Twisted K-Theory from Monodromies
Jarah Evslin
TL;DR
The paper analyzes how RR flux configurations may be identified by twisted K-theory despite differing in cohomology via monodromies from mortal branes and, in the presence of NS5-branes, further identifications. It demonstrates via MMS-like examples that certain fluxes, such as a Romans mass $G_0$ arising after brane decay, are not captured by twisted K-theory when $dG$ has nontrivial compactly supported cohomology, and shows monodromies shift RR potentials by integers. An $E_8$ bundle formalism ties these classifications to a unified topological framework, with the M-theory picture producing a correspondence between M2-brane charge and $\pi_3(E_8)$, and a loop-group extension $LE_8$ yielding the type II connection. The results indicate twisted K-theory is an approximate, not complete, classifier of fluxes and highlight future work on S-duality covariant AHSS and NS5-monodromies to extend the framework.
Abstract
RR fluxes representing different cohomology classes may correspond to the same twisted K-theory class. We argue that such fluxes are related by monodromies, generalizing and sometimes T-dual to the familiar monodromies of a D7-brane. A generalized theta angle is also transformed, but changes by a multiple of 2pi.

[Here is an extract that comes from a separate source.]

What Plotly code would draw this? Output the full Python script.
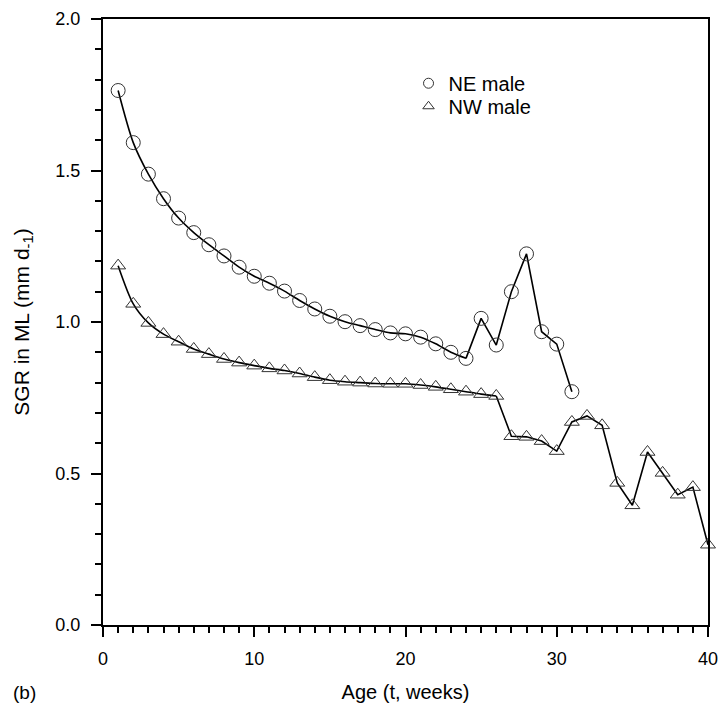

As an application, NS5-brane monodromies modify the twisted K-theory classification of fluxes. Furthermore, in the noncompact case K-theory does not distinguish flux configurations in which dG is nontrivial in compactly supported cohomology. Such fluxes are realized as the decay products of unstable D-branes that wrapped nontrivial cycles. This is interpreted using the E8 bundle formalism.